─── GIVEN MATERIAL ───

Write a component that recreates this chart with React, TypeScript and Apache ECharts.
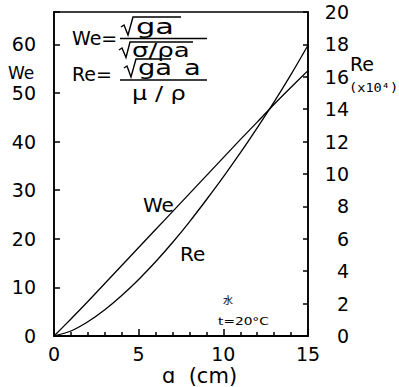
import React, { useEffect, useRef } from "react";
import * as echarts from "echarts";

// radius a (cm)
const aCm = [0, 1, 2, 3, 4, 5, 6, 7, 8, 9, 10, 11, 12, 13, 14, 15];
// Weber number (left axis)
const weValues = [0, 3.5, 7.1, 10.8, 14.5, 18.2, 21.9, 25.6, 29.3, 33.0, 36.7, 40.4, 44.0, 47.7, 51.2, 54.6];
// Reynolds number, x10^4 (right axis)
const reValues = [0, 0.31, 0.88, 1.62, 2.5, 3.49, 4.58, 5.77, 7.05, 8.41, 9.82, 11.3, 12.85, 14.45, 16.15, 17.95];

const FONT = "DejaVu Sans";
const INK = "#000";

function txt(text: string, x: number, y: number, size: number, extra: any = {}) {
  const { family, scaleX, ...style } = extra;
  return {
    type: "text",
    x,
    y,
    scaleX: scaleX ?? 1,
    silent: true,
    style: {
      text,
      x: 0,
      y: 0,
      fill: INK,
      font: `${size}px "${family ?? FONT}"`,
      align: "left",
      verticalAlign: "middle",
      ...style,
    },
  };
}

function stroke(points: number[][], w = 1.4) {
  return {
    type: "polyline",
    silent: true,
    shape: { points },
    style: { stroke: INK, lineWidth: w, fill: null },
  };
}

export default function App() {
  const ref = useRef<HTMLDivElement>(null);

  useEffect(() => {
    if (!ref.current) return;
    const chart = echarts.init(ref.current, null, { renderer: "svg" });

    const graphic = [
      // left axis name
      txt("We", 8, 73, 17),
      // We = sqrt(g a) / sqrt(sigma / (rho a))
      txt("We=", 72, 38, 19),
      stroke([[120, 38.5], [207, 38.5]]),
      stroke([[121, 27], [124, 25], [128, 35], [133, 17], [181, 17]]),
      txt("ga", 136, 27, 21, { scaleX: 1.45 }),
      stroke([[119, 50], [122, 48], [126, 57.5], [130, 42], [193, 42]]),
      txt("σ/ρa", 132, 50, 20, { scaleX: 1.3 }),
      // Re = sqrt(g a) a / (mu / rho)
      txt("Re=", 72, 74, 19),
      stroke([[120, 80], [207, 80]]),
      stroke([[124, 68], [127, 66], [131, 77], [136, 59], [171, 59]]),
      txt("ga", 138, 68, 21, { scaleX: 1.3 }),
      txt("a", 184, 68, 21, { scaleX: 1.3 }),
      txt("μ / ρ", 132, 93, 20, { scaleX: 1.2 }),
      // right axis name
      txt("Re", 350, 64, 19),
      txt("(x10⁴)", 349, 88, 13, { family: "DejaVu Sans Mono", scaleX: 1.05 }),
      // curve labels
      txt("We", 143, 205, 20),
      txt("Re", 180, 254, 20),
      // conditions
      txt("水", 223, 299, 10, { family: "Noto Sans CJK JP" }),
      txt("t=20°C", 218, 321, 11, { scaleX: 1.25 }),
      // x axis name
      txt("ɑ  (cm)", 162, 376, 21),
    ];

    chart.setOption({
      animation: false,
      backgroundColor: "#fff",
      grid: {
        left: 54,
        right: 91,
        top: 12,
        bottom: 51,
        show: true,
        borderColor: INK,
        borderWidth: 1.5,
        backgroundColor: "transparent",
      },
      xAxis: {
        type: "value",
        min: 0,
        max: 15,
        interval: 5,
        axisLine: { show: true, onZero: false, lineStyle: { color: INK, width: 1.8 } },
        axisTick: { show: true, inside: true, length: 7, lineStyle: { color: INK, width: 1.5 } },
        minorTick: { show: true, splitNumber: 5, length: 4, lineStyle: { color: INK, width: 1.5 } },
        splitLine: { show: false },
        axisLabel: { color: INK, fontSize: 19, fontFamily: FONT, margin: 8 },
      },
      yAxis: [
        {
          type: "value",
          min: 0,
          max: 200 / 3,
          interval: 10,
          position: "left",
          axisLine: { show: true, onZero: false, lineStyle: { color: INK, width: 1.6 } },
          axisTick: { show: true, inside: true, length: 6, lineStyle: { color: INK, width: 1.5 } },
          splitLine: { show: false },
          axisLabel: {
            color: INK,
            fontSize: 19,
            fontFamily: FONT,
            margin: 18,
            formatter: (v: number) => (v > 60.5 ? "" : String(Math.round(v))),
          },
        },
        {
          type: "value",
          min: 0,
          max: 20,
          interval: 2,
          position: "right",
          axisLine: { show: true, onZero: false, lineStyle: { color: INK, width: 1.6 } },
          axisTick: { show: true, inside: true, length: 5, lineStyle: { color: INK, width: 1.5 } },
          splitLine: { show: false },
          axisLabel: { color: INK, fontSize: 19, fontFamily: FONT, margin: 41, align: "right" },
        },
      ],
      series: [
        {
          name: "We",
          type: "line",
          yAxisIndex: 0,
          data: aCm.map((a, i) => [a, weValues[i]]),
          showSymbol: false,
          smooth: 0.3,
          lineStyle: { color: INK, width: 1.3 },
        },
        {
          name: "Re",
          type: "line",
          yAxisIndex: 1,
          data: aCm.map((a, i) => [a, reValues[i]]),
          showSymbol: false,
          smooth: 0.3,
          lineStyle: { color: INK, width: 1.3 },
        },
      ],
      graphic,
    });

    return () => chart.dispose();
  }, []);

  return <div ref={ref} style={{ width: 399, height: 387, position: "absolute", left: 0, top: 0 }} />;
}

───

### PROMPT
Begin at the first line of the data above and repeat each line exactly, stopping after the line containing "import * as". Omit the pictures.

### RESULT
Write a component that recreates this chart with React, TypeScript and Apache ECharts.
import React, { useEffect, useRef } from "react";
import * as echarts from "echarts";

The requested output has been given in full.